GIVEN INFORMATION →
*****
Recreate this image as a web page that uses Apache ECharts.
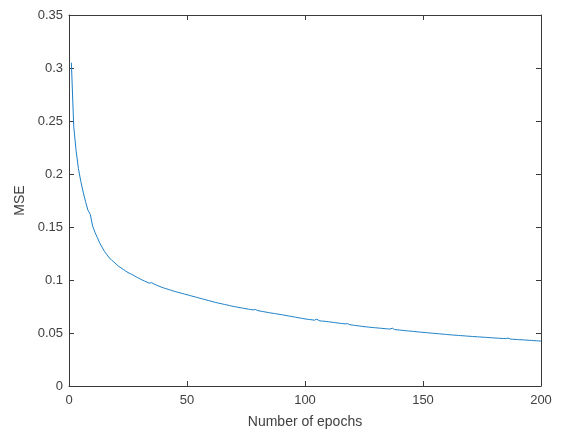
<!DOCTYPE html>
<html>
<head>
<meta charset="utf-8">
<script src="https://cdn.jsdelivr.net/npm/echarts@6/dist/echarts.min.js"></script>
<style>html,body{margin:0;padding:0;background:#fff}#c{width:569px;height:434px}</style>
</head>
<body>
<div id="c"></div>
<script>
const xTicks = [0, 50, 100, 150, 200];
const yTicks = [0, 0.05, 0.1, 0.15, 0.2, 0.25, 0.3, 0.35];
const mse = [
0.305,0.245,0.222,0.205,0.193,0.183,0.174,0.166,0.162,0.151,
0.145,0.140,0.135,0.131,0.127,0.124,0.121,0.119,0.117,0.115,
0.113,0.1115,0.110,0.1085,0.107,0.106,0.1048,0.1035,0.1023,0.1012,
0.100,0.099,0.098,0.097,0.0975,0.0962,0.0952,0.0943,0.0934,0.0926,
0.0919,0.0912,0.0905,0.0898,0.0891,0.0885,0.0879,0.0873,0.0867,0.0861,
0.0855,0.0849,0.0843,0.0837,0.0831,0.0825,0.0819,0.0813,0.0807,0.0801,
0.0795,0.0789,0.0784,0.0779,0.0774,0.0769,0.0764,0.0759,0.0754,0.0749,
0.0745,0.0741,0.0737,0.0733,0.0729,0.0725,0.0721,0.0718,0.0722,0.0711,
0.0707,0.0703,0.0699,0.0695,0.0691,0.0687,0.0684,0.0680,0.0677,0.0673,
0.0669,0.0665,0.0661,0.0657,0.0653,0.0649,0.0645,0.0641,0.0637,0.0633,
0.0630,0.0627,0.0624,0.0621,0.0631,0.0616,0.0613,0.0611,0.0609,0.0606,
0.0603,0.0600,0.0597,0.0594,0.0591,0.0589,0.0586,0.0589,0.0578,0.0575,
0.0572,0.0569,0.0566,0.0563,0.0560,0.0558,0.0556,0.0553,0.0551,0.0549,
0.0547,0.0545,0.0543,0.0541,0.0539,0.0537,0.0545,0.0532,0.0530,0.0528,
0.0526,0.0523,0.0521,0.0519,0.0517,0.0515,0.0512,0.0510,0.0508,0.0506,
0.0504,0.0502,0.0500,0.0498,0.0496,0.0494,0.0492,0.0490,0.0488,0.0486,
0.0484,0.0482,0.0480,0.0479,0.0477,0.0475,0.0474,0.0472,0.0470,0.0469,
0.0467,0.0466,0.0464,0.0463,0.0461,0.0460,0.0458,0.0457,0.0455,0.0454,
0.0452,0.0451,0.0449,0.0448,0.0447,0.0452,0.0443,0.0441,0.0440,0.0438,
0.0437,0.0436,0.0434,0.0433,0.0431,0.0430,0.0428,0.0427,0.0425,0.0424
];
const epochs = mse.map((_, i) => i + 1);
const data = epochs.map((e, i) => [e, mse[i]]);

const axisCol = '#3a3a3a';
const labelCol = '#404040';
const font = 'Liberation Sans, Arial, sans-serif';
const chart = echarts.init(document.getElementById('c'), null, {renderer: 'canvas'});
const baseX = {
  type: 'value', min: xTicks[0], max: xTicks[xTicks.length-1], interval: 50,
  axisLine: {show: true, onZero: false, lineStyle: {color: axisCol, width: 1}},
  axisTick: {show: true, inside: true, length: 5, lineStyle: {color: axisCol}},
  splitLine: {show: false}
};
const baseY = {
  type: 'value', min: 0, max: yTicks[yTicks.length-1], interval: 0.05,
  axisLine: {show: true, onZero: false, lineStyle: {color: axisCol, width: 1}},
  axisTick: {show: true, inside: true, length: 5, lineStyle: {color: axisCol}},
  splitLine: {show: false}
};
chart.setOption({
  animation: false,
  backgroundColor: '#fff',
  grid: {left: 69, right: 28, top: 15, bottom: 48, containLabel: false},
  xAxis: [
    Object.assign({}, baseX, {
      position: 'bottom',
      name: 'Number of epochs', nameLocation: 'middle', nameGap: 29,
      nameTextStyle: {color: labelCol, fontSize: 14, fontFamily: font},
      axisLabel: {color: labelCol, fontSize: 13, fontFamily: font, margin: 8,
        formatter: v => xTicks.includes(v) ? String(v) : ''}
    }),
    Object.assign({}, baseX, {position: 'top', axisLabel: {show: false}})
  ],
  yAxis: [
    Object.assign({}, baseY, {
      position: 'left',
      name: 'MSE', nameLocation: 'middle', nameGap: 40, nameRotate: 90,
      nameTextStyle: {color: labelCol, fontSize: 14, fontFamily: font},
      axisLabel: {color: labelCol, fontSize: 13, fontFamily: font, margin: 6,
        formatter: v => String(parseFloat(v.toFixed(2)))}
    }),
    Object.assign({}, baseY, {position: 'right', axisLabel: {show: false}})
  ],
  series: [{
    type: 'line', data: data, xAxisIndex: 0, yAxisIndex: 0,
    showSymbol: false, symbol: 'none',
    lineStyle: {color: '#1a80c8', width: 1}
  }]
});
</script>
</body>
</html>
*****
Without including any pictures, reproduce the listing exactly.

COMPLETED EXERCISE →
Recreate this image as a web page that uses Apache ECharts.
<!DOCTYPE html>
<html>
<head>
<meta charset="utf-8">
<script src="https://cdn.jsdelivr.net/npm/echarts@6/dist/echarts.min.js"></script>
<style>html,body{margin:0;padding:0;background:#fff}#c{width:569px;height:434px}</style>
</head>
<body>
<div id="c"></div>
<script>
const xTicks = [0, 50, 100, 150, 200];
const yTicks = [0, 0.05, 0.1, 0.15, 0.2, 0.25, 0.3, 0.35];
const mse = [
0.305,0.245,0.222,0.205,0.193,0.183,0.174,0.166,0.162,0.151,
0.145,0.140,0.135,0.131,0.127,0.124,0.121,0.119,0.117,0.115,
0.113,0.1115,0.110,0.1085,0.107,0.106,0.1048,0.1035,0.1023,0.1012,
0.100,0.099,0.098,0.097,0.0975,0.0962,0.0952,0.0943,0.0934,0.0926,
0.0919,0.0912,0.0905,0.0898,0.0891,0.0885,0.0879,0.0873,0.0867,0.0861,
0.0855,0.0849,0.0843,0.0837,0.0831,0.0825,0.0819,0.0813,0.0807,0.0801,
0.0795,0.0789,0.0784,0.0779,0.0774,0.0769,0.0764,0.0759,0.0754,0.0749,
0.0745,0.0741,0.0737,0.0733,0.0729,0.0725,0.0721,0.0718,0.0722,0.0711,
0.0707,0.0703,0.0699,0.0695,0.0691,0.0687,0.0684,0.0680,0.0677,0.0673,
0.0669,0.0665,0.0661,0.0657,0.0653,0.0649,0.0645,0.0641,0.0637,0.0633,
0.0630,0.0627,0.0624,0.0621,0.0631,0.0616,0.0613,0.0611,0.0609,0.0606,
0.0603,0.0600,0.0597,0.0594,0.0591,0.0589,0.0586,0.0589,0.0578,0.0575,
0.0572,0.0569,0.0566,0.0563,0.0560,0.0558,0.0556,0.0553,0.0551,0.0549,
0.0547,0.0545,0.0543,0.0541,0.0539,0.0537,0.0545,0.0532,0.0530,0.0528,
0.0526,0.0523,0.0521,0.0519,0.0517,0.0515,0.0512,0.0510,0.0508,0.0506,
0.0504,0.0502,0.0500,0.0498,0.0496,0.0494,0.0492,0.0490,0.0488,0.0486,
0.0484,0.0482,0.0480,0.0479,0.0477,0.0475,0.0474,0.0472,0.0470,0.0469,
0.0467,0.0466,0.0464,0.0463,0.0461,0.0460,0.0458,0.0457,0.0455,0.0454,
0.0452,0.0451,0.0449,0.0448,0.0447,0.0452,0.0443,0.0441,0.0440,0.0438,
0.0437,0.0436,0.0434,0.0433,0.0431,0.0430,0.0428,0.0427,0.0425,0.0424
];
const epochs = mse.map((_, i) => i + 1);
const data = epochs.map((e, i) => [e, mse[i]]);

const axisCol = '#3a3a3a';
const labelCol = '#404040';
const font = 'Liberation Sans, Arial, sans-serif';
const chart = echarts.init(document.getElementById('c'), null, {renderer: 'canvas'});
const baseX = {
  type: 'value', min: xTicks[0], max: xTicks[xTicks.length-1], interval: 50,
  axisLine: {show: true, onZero: false, lineStyle: {color: axisCol, width: 1}},
  axisTick: {show: true, inside: true, length: 5, lineStyle: {color: axisCol}},
  splitLine: {show: false}
};
const baseY = {
  type: 'value', min: 0, max: yTicks[yTicks.length-1], interval: 0.05,
  axisLine: {show: true, onZero: false, lineStyle: {color: axisCol, width: 1}},
  axisTick: {show: true, inside: true, length: 5, lineStyle: {color: axisCol}},
  splitLine: {show: false}
};
chart.setOption({
  animation: false,
  backgroundColor: '#fff',
  grid: {left: 69, right: 28, top: 15, bottom: 48, containLabel: false},
  xAxis: [
    Object.assign({}, baseX, {
      position: 'bottom',
      name: 'Number of epochs', nameLocation: 'middle', nameGap: 29,
      nameTextStyle: {color: labelCol, fontSize: 14, fontFamily: font},
      axisLabel: {color: labelCol, fontSize: 13, fontFamily: font, margin: 8,
        formatter: v => xTicks.includes(v) ? String(v) : ''}
    }),
    Object.assign({}, baseX, {position: 'top', axisLabel: {show: false}})
  ],
  yAxis: [
    Object.assign({}, baseY, {
      position: 'left',
      name: 'MSE', nameLocation: 'middle', nameGap: 40, nameRotate: 90,
      nameTextStyle: {color: labelCol, fontSize: 14, fontFamily: font},
      axisLabel: {color: labelCol, fontSize: 13, fontFamily: font, margin: 6,
        formatter: v => String(parseFloat(v.toFixed(2)))}
    }),
    Object.assign({}, baseY, {position: 'right', axisLabel: {show: false}})
  ],
  series: [{
    type: 'line', data: data, xAxisIndex: 0, yAxisIndex: 0,
    showSymbol: false, symbol: 'none',
    lineStyle: {color: '#1a80c8', width: 1}
  }]
});
</script>
</body>
</html>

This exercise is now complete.